* Start TASK MATERIAL *
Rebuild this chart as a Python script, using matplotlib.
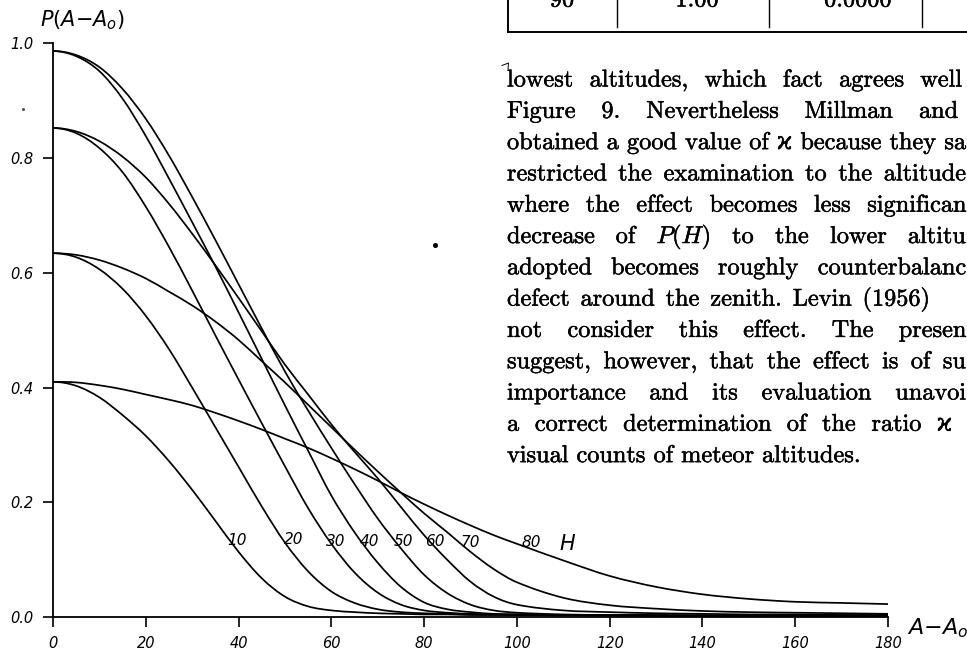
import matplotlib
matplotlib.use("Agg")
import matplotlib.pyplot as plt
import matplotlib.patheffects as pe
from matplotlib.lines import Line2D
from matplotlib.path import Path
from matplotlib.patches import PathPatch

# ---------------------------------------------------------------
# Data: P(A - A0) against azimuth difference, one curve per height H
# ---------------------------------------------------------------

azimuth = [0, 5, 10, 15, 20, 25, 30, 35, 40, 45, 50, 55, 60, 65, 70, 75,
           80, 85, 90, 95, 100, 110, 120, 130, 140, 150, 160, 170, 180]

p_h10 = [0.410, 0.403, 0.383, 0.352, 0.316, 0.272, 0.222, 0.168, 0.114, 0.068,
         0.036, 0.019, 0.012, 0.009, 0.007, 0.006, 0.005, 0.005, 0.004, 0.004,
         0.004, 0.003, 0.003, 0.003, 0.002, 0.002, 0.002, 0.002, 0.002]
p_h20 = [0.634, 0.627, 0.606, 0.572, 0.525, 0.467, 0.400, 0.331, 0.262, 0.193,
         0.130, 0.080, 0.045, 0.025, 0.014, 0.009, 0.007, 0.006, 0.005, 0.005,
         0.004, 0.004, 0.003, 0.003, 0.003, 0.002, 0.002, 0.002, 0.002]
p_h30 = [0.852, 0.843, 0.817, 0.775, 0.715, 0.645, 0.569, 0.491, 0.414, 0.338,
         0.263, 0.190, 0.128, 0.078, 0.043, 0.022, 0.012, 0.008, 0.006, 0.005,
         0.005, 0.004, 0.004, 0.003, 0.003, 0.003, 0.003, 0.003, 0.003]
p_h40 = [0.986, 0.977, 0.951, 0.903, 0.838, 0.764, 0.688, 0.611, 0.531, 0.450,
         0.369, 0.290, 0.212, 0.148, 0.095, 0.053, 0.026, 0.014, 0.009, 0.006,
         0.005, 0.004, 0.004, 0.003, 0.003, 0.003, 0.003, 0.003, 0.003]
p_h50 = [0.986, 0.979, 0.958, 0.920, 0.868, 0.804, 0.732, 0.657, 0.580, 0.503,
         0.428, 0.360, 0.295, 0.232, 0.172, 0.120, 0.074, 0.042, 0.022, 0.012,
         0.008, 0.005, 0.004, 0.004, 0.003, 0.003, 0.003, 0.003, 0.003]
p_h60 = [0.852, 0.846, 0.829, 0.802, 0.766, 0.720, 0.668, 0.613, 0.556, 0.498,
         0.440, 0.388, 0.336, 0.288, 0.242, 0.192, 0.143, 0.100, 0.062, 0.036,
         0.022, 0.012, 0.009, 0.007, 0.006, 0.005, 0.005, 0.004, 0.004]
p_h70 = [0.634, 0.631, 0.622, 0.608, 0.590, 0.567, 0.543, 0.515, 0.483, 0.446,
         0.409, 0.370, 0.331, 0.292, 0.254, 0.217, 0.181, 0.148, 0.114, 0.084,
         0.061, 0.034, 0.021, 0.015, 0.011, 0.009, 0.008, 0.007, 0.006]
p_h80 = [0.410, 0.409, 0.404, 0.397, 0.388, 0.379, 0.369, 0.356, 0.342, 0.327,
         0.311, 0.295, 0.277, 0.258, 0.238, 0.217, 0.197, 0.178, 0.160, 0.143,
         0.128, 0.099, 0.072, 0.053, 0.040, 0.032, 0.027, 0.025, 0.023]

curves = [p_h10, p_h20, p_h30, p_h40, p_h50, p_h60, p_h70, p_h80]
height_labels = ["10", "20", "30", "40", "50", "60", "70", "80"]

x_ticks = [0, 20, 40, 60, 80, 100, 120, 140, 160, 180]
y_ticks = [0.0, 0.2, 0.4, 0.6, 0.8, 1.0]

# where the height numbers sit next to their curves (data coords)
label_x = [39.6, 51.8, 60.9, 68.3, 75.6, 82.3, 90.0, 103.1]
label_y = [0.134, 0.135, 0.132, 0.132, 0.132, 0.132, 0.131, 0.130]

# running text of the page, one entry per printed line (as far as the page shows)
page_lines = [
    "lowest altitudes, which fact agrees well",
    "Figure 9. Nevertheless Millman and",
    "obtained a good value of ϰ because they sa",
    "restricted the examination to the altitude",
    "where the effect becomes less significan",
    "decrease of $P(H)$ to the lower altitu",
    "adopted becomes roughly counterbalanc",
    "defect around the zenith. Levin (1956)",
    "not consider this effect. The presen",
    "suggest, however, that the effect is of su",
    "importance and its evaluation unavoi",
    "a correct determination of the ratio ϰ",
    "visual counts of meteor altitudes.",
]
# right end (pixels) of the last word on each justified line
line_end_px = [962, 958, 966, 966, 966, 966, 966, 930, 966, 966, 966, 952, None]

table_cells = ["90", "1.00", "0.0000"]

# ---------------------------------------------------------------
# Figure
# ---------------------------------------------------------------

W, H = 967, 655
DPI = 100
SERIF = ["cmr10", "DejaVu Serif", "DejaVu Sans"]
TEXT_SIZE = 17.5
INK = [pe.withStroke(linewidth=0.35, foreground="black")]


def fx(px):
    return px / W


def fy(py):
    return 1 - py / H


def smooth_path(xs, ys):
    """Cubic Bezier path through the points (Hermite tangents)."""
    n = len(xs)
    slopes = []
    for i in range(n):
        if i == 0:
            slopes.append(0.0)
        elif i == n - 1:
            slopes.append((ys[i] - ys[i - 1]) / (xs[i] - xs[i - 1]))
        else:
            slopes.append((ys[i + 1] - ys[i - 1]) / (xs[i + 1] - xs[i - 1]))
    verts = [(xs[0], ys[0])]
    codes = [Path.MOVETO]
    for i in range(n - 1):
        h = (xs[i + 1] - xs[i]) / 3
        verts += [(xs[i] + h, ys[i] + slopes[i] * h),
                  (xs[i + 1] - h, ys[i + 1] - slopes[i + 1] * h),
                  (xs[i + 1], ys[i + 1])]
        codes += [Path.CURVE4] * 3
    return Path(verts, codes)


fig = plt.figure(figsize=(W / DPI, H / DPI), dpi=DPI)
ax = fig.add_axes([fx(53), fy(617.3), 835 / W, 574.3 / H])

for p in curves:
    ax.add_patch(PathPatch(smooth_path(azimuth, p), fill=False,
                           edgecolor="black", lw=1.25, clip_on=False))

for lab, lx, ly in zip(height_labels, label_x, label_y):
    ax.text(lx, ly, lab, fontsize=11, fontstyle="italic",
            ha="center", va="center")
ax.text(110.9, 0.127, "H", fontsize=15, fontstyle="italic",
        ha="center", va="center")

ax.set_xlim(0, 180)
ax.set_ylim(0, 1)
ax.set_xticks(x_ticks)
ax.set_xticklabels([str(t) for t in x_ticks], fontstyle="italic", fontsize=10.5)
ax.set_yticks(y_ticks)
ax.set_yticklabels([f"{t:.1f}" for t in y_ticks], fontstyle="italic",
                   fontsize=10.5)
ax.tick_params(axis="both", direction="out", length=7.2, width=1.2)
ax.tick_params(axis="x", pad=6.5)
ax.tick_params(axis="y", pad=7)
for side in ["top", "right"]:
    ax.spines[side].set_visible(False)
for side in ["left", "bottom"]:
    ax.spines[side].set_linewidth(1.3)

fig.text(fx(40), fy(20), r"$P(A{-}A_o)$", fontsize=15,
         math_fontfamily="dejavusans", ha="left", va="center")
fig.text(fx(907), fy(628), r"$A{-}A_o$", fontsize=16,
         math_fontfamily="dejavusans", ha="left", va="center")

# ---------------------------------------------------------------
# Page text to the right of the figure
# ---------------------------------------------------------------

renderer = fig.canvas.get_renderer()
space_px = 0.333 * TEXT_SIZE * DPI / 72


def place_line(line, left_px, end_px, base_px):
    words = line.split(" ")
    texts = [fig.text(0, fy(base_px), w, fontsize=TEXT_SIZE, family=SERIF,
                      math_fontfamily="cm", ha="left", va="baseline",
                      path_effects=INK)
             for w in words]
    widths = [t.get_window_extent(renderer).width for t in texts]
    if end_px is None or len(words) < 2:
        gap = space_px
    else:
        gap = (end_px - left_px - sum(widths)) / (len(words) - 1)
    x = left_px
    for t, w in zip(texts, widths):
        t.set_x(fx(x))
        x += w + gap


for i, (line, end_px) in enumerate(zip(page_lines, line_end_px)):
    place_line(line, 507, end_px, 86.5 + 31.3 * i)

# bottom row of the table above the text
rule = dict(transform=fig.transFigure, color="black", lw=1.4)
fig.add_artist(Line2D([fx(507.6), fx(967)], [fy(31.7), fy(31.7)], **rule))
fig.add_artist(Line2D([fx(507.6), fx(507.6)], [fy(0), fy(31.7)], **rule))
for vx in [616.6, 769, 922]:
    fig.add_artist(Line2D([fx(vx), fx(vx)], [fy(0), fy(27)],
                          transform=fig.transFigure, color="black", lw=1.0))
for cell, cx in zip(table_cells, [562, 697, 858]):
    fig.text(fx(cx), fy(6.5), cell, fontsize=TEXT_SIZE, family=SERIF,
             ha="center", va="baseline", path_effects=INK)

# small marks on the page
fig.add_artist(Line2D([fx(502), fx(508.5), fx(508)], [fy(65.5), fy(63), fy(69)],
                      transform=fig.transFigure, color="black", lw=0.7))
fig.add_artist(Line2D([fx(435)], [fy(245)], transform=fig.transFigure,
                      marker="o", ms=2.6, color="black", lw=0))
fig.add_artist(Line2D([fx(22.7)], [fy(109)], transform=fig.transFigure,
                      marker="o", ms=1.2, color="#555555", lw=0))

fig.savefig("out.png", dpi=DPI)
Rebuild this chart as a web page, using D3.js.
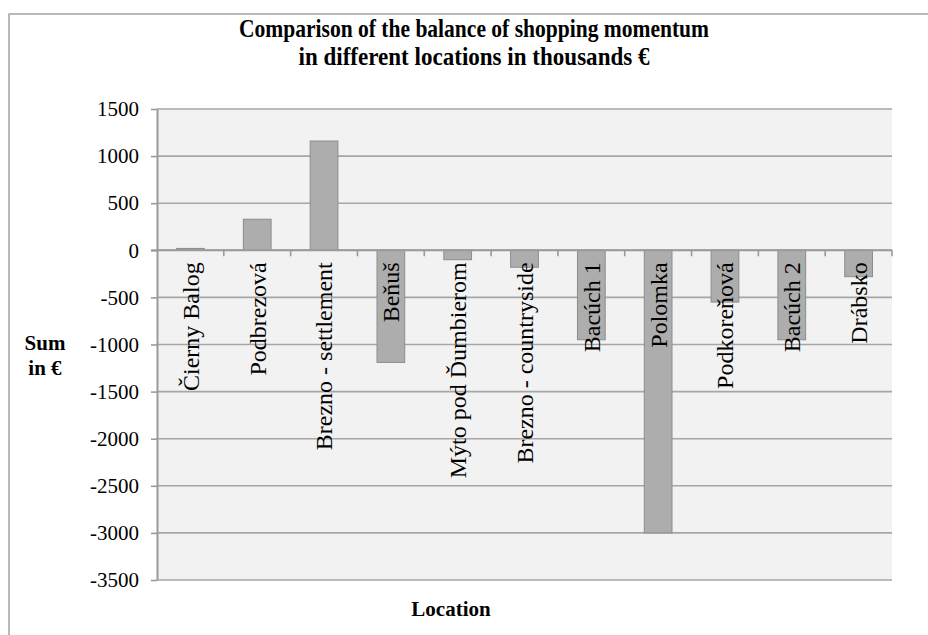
* End TASK MATERIAL *
● **WHAT IS ASKED**
Give the count of lines that hold the word "chart", with nothing added.

● **EXPECTED ANSWER**
2